Understanding Quantization in AI
Quantization = compressing a model by lowering the precision of numbers, making it smaller, faster, and cheaper to run, often with only a small drop in accuracy.
Quantization in AI is the process of reducing the precision of numbers (the weights and sometimes activations in a neural network) to make models smaller and faster, while trying to keep accuracy close to the original.
Instead of storing every parameter as a 32-bit floating point number (FP32), we use fewer bits like 16 (FP16), 8 (INT8), or even 4 (INT4).
🔹 Why Quantize?
- Smaller Model Size
- Reduces storage and download size.
- Example: A 30B parameter model in FP32 would be ~120 GB, but INT4 quantization shrinks it to ~15 GB.
- Less Memory Usage
- Easier to fit on GPUs/CPUs with limited RAM/VRAM.
- Faster Inference
- Smaller numbers → fewer computations → faster response times.
- Lower Energy Costs
- Saves compute power, which is crucial for deploying AI at scale.
🔹 Types of Quantization
- Post-Training Quantization (PTQ)
- Quantize the model after training.
- Easy to apply but may slightly reduce accuracy.

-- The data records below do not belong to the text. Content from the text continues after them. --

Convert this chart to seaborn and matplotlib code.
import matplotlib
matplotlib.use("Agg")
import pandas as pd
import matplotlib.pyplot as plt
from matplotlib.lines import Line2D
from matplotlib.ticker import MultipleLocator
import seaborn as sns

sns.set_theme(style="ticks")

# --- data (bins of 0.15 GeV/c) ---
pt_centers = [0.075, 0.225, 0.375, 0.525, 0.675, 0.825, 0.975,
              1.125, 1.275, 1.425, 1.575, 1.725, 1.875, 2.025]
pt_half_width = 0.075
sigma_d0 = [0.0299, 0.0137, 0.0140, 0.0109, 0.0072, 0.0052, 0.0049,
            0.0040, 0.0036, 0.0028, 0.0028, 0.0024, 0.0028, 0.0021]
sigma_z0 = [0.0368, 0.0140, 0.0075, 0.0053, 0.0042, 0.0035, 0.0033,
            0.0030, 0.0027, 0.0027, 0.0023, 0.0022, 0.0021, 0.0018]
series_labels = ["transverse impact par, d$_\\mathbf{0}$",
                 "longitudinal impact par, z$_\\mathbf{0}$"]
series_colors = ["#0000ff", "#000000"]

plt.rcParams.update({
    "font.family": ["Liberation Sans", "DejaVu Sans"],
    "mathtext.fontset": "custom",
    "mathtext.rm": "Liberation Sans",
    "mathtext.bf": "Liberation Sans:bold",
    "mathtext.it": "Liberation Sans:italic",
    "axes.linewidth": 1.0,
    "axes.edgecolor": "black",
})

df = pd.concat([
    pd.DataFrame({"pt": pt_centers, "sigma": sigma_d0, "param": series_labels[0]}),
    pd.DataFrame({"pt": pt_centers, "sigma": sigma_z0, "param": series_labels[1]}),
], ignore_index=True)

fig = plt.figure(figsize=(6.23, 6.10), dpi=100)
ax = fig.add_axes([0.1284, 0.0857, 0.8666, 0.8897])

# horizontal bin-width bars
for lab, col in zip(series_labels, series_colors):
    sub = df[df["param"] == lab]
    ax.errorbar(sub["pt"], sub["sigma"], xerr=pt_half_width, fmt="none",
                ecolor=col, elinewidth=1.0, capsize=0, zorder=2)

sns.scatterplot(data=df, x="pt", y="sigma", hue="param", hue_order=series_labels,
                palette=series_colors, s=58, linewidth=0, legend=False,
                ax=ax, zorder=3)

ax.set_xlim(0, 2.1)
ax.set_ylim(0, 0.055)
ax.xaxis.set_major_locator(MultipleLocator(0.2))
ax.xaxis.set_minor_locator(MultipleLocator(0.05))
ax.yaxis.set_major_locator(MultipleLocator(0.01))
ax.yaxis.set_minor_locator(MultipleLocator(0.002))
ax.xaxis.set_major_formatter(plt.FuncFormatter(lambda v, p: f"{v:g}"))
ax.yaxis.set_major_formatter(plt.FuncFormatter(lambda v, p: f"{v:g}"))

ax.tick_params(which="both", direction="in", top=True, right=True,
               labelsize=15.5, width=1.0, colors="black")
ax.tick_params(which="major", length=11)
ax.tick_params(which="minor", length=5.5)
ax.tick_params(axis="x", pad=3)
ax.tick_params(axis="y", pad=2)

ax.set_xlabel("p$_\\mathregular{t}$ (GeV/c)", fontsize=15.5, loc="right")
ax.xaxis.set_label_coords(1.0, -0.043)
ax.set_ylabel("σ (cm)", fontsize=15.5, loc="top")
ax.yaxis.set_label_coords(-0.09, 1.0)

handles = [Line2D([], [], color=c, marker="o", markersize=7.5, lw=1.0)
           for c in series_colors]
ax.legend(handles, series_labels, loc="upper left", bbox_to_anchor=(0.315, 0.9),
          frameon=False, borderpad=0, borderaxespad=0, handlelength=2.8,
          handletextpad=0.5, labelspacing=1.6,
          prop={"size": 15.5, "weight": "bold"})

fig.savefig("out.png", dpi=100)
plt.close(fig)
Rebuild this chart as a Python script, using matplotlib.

- Quantization-Aware Training (QAT)
- Train the model while simulating quantization.
- Usually gives better accuracy at lower bit-widths.
- Dynamic vs Static Quantization
- Dynamic: Weights quantized, activations converted on-the-fly.
- Static: Both weights and activations quantized, usually faster.
🔹 Example:
Say you have a weight: 0.87654321 (32-bit float).
- FP32 → stores with full precision (4 bytes).
- FP16 → stores as 0.877 (2 bytes).
- INT8 → maps it to an integer scale, maybe 112 (1 byte).
- INT4 → super compressed, maybe stored as 9 (0.5 bytes).
The model still “understands” patterns, but with fewer bits of detail.
✅ In short: Quantization = compressing a model by lowering the precision of numbers, making it smaller, faster, and cheaper to run, often with only a small drop in accuracy.